-- START INFORMATION PROVIDED --

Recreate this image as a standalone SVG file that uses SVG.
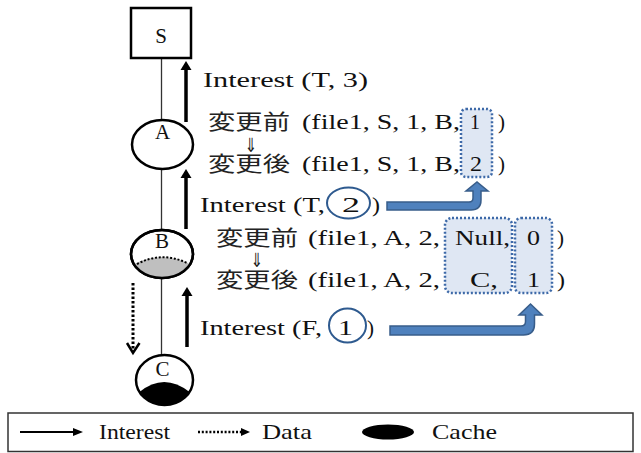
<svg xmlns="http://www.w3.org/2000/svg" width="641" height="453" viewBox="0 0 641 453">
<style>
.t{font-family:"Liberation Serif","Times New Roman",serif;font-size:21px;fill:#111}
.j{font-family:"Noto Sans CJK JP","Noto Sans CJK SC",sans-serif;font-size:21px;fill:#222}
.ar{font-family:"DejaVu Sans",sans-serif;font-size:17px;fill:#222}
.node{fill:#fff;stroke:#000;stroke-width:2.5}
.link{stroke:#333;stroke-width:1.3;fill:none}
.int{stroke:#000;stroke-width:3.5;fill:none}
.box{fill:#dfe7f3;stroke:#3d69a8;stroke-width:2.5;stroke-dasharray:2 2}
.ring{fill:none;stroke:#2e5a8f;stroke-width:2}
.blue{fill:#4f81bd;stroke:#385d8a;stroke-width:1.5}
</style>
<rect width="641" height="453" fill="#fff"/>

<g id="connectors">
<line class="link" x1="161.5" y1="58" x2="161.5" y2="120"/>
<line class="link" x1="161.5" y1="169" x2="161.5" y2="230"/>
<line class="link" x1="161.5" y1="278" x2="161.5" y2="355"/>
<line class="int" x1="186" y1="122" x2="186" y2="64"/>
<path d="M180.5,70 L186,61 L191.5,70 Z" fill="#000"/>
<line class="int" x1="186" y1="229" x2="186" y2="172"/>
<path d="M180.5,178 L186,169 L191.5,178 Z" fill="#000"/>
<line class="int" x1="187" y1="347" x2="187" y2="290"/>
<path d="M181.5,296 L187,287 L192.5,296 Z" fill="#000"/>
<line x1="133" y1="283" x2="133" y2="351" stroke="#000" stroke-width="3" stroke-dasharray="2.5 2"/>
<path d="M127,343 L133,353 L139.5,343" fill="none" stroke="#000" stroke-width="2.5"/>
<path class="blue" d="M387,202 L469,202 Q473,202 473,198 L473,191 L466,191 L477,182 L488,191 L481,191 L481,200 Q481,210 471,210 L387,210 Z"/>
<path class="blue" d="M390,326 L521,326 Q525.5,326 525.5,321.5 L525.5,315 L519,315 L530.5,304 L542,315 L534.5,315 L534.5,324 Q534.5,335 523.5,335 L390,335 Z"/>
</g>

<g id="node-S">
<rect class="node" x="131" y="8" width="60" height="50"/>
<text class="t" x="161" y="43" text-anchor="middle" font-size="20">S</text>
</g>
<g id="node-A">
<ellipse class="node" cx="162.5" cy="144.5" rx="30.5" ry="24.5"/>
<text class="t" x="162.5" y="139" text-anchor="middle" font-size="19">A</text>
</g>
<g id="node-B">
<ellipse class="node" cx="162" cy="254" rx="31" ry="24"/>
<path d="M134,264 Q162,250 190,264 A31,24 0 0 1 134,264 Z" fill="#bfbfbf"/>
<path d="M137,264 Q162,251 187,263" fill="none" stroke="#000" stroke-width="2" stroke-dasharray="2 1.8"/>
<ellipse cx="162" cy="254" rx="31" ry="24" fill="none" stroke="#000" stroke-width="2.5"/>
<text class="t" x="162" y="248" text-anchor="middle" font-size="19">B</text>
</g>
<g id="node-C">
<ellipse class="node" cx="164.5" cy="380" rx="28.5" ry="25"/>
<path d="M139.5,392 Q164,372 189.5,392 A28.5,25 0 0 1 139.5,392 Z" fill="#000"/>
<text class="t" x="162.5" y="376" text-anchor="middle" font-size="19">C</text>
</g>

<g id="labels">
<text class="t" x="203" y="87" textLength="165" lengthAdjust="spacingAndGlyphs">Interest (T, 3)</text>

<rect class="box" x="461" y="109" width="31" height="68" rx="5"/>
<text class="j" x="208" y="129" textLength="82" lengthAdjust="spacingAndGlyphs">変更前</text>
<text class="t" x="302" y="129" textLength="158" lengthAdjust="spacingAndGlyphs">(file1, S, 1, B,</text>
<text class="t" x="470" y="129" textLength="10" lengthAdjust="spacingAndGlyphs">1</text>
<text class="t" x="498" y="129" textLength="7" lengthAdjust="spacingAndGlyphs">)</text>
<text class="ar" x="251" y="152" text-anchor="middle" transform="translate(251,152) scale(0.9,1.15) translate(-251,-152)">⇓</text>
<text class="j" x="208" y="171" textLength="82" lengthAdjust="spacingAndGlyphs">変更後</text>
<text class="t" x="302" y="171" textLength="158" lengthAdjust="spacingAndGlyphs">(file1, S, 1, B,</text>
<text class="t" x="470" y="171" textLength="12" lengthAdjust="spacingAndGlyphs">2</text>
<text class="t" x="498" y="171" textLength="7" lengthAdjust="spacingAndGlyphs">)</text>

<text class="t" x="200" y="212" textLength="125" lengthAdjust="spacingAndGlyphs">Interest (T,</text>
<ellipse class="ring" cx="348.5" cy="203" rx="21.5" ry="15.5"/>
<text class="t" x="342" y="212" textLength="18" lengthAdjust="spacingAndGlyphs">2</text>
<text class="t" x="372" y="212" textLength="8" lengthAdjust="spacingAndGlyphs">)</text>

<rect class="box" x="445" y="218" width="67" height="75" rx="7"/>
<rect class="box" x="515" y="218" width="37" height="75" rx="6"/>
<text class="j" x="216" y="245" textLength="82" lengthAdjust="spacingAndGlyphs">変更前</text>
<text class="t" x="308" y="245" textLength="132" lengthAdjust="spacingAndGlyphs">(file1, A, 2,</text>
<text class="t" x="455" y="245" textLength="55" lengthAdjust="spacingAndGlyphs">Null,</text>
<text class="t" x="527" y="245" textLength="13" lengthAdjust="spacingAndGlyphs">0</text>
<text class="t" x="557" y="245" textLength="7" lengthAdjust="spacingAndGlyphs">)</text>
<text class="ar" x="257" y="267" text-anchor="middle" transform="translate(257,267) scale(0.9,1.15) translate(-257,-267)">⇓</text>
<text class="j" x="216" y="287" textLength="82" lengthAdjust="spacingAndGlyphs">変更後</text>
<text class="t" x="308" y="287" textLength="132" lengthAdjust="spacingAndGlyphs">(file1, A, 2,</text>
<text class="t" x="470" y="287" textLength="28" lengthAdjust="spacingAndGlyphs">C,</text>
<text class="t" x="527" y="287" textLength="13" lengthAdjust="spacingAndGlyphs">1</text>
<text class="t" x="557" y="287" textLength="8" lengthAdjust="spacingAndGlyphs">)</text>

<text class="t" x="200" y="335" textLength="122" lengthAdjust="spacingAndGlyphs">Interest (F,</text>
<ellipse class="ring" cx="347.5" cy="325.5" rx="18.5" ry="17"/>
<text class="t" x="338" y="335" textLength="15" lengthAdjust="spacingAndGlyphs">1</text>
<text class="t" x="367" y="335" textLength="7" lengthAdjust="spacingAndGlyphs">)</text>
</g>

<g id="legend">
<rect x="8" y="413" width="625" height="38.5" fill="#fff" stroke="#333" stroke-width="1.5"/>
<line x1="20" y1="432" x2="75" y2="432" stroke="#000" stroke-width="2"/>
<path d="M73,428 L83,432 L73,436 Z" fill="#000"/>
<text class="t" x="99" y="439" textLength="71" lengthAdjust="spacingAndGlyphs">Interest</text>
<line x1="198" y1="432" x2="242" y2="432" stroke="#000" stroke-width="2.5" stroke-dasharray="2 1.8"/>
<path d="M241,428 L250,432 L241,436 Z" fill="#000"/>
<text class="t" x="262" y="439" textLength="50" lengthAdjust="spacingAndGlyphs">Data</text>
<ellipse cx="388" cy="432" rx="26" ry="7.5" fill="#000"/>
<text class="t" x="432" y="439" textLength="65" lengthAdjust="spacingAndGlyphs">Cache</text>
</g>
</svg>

-- END INFORMATION PROVIDED --

• AIM:
Reproduce the data word for word, excluding its pictures.

• WRITTEN SOLUTION:
Recreate this image as a standalone SVG file that uses SVG.
<svg xmlns="http://www.w3.org/2000/svg" width="641" height="453" viewBox="0 0 641 453">
<style>
.t{font-family:"Liberation Serif","Times New Roman",serif;font-size:21px;fill:#111}
.j{font-family:"Noto Sans CJK JP","Noto Sans CJK SC",sans-serif;font-size:21px;fill:#222}
.ar{font-family:"DejaVu Sans",sans-serif;font-size:17px;fill:#222}
.node{fill:#fff;stroke:#000;stroke-width:2.5}
.link{stroke:#333;stroke-width:1.3;fill:none}
.int{stroke:#000;stroke-width:3.5;fill:none}
.box{fill:#dfe7f3;stroke:#3d69a8;stroke-width:2.5;stroke-dasharray:2 2}
.ring{fill:none;stroke:#2e5a8f;stroke-width:2}
.blue{fill:#4f81bd;stroke:#385d8a;stroke-width:1.5}
</style>
<rect width="641" height="453" fill="#fff"/>

<g id="connectors">
<line class="link" x1="161.5" y1="58" x2="161.5" y2="120"/>
<line class="link" x1="161.5" y1="169" x2="161.5" y2="230"/>
<line class="link" x1="161.5" y1="278" x2="161.5" y2="355"/>
<line class="int" x1="186" y1="122" x2="186" y2="64"/>
<path d="M180.5,70 L186,61 L191.5,70 Z" fill="#000"/>
<line class="int" x1="186" y1="229" x2="186" y2="172"/>
<path d="M180.5,178 L186,169 L191.5,178 Z" fill="#000"/>
<line class="int" x1="187" y1="347" x2="187" y2="290"/>
<path d="M181.5,296 L187,287 L192.5,296 Z" fill="#000"/>
<line x1="133" y1="283" x2="133" y2="351" stroke="#000" stroke-width="3" stroke-dasharray="2.5 2"/>
<path d="M127,343 L133,353 L139.5,343" fill="none" stroke="#000" stroke-width="2.5"/>
<path class="blue" d="M387,202 L469,202 Q473,202 473,198 L473,191 L466,191 L477,182 L488,191 L481,191 L481,200 Q481,210 471,210 L387,210 Z"/>
<path class="blue" d="M390,326 L521,326 Q525.5,326 525.5,321.5 L525.5,315 L519,315 L530.5,304 L542,315 L534.5,315 L534.5,324 Q534.5,335 523.5,335 L390,335 Z"/>
</g>

<g id="node-S">
<rect class="node" x="131" y="8" width="60" height="50"/>
<text class="t" x="161" y="43" text-anchor="middle" font-size="20">S</text>
</g>
<g id="node-A">
<ellipse class="node" cx="162.5" cy="144.5" rx="30.5" ry="24.5"/>
<text class="t" x="162.5" y="139" text-anchor="middle" font-size="19">A</text>
</g>
<g id="node-B">
<ellipse class="node" cx="162" cy="254" rx="31" ry="24"/>
<path d="M134,264 Q162,250 190,264 A31,24 0 0 1 134,264 Z" fill="#bfbfbf"/>
<path d="M137,264 Q162,251 187,263" fill="none" stroke="#000" stroke-width="2" stroke-dasharray="2 1.8"/>
<ellipse cx="162" cy="254" rx="31" ry="24" fill="none" stroke="#000" stroke-width="2.5"/>
<text class="t" x="162" y="248" text-anchor="middle" font-size="19">B</text>
</g>
<g id="node-C">
<ellipse class="node" cx="164.5" cy="380" rx="28.5" ry="25"/>
<path d="M139.5,392 Q164,372 189.5,392 A28.5,25 0 0 1 139.5,392 Z" fill="#000"/>
<text class="t" x="162.5" y="376" text-anchor="middle" font-size="19">C</text>
</g>

<g id="labels">
<text class="t" x="203" y="87" textLength="165" lengthAdjust="spacingAndGlyphs">Interest (T, 3)</text>

<rect class="box" x="461" y="109" width="31" height="68" rx="5"/>
<text class="j" x="208" y="129" textLength="82" lengthAdjust="spacingAndGlyphs">変更前</text>
<text class="t" x="302" y="129" textLength="158" lengthAdjust="spacingAndGlyphs">(file1, S, 1, B,</text>
<text class="t" x="470" y="129" textLength="10" lengthAdjust="spacingAndGlyphs">1</text>
<text class="t" x="498" y="129" textLength="7" lengthAdjust="spacingAndGlyphs">)</text>
<text class="ar" x="251" y="152" text-anchor="middle" transform="translate(251,152) scale(0.9,1.15) translate(-251,-152)">⇓</text>
<text class="j" x="208" y="171" textLength="82" lengthAdjust="spacingAndGlyphs">変更後</text>
<text class="t" x="302" y="171" textLength="158" lengthAdjust="spacingAndGlyphs">(file1, S, 1, B,</text>
<text class="t" x="470" y="171" textLength="12" lengthAdjust="spacingAndGlyphs">2</text>
<text class="t" x="498" y="171" textLength="7" lengthAdjust="spacingAndGlyphs">)</text>

<text class="t" x="200" y="212" textLength="125" lengthAdjust="spacingAndGlyphs">Interest (T,</text>
<ellipse class="ring" cx="348.5" cy="203" rx="21.5" ry="15.5"/>
<text class="t" x="342" y="212" textLength="18" lengthAdjust="spacingAndGlyphs">2</text>
<text class="t" x="372" y="212" textLength="8" lengthAdjust="spacingAndGlyphs">)</text>

<rect class="box" x="445" y="218" width="67" height="75" rx="7"/>
<rect class="box" x="515" y="218" width="37" height="75" rx="6"/>
<text class="j" x="216" y="245" textLength="82" lengthAdjust="spacingAndGlyphs">変更前</text>
<text class="t" x="308" y="245" textLength="132" lengthAdjust="spacingAndGlyphs">(file1, A, 2,</text>
<text class="t" x="455" y="245" textLength="55" lengthAdjust="spacingAndGlyphs">Null,</text>
<text class="t" x="527" y="245" textLength="13" lengthAdjust="spacingAndGlyphs">0</text>
<text class="t" x="557" y="245" textLength="7" lengthAdjust="spacingAndGlyphs">)</text>
<text class="ar" x="257" y="267" text-anchor="middle" transform="translate(257,267) scale(0.9,1.15) translate(-257,-267)">⇓</text>
<text class="j" x="216" y="287" textLength="82" lengthAdjust="spacingAndGlyphs">変更後</text>
<text class="t" x="308" y="287" textLength="132" lengthAdjust="spacingAndGlyphs">(file1, A, 2,</text>
<text class="t" x="470" y="287" textLength="28" lengthAdjust="spacingAndGlyphs">C,</text>
<text class="t" x="527" y="287" textLength="13" lengthAdjust="spacingAndGlyphs">1</text>
<text class="t" x="557" y="287" textLength="8" lengthAdjust="spacingAndGlyphs">)</text>

<text class="t" x="200" y="335" textLength="122" lengthAdjust="spacingAndGlyphs">Interest (F,</text>
<ellipse class="ring" cx="347.5" cy="325.5" rx="18.5" ry="17"/>
<text class="t" x="338" y="335" textLength="15" lengthAdjust="spacingAndGlyphs">1</text>
<text class="t" x="367" y="335" textLength="7" lengthAdjust="spacingAndGlyphs">)</text>
</g>

<g id="legend">
<rect x="8" y="413" width="625" height="38.5" fill="#fff" stroke="#333" stroke-width="1.5"/>
<line x1="20" y1="432" x2="75" y2="432" stroke="#000" stroke-width="2"/>
<path d="M73,428 L83,432 L73,436 Z" fill="#000"/>
<text class="t" x="99" y="439" textLength="71" lengthAdjust="spacingAndGlyphs">Interest</text>
<line x1="198" y1="432" x2="242" y2="432" stroke="#000" stroke-width="2.5" stroke-dasharray="2 1.8"/>
<path d="M241,428 L250,432 L241,436 Z" fill="#000"/>
<text class="t" x="262" y="439" textLength="50" lengthAdjust="spacingAndGlyphs">Data</text>
<ellipse cx="388" cy="432" rx="26" ry="7.5" fill="#000"/>
<text class="t" x="432" y="439" textLength="65" lengthAdjust="spacingAndGlyphs">Cache</text>
</g>
</svg>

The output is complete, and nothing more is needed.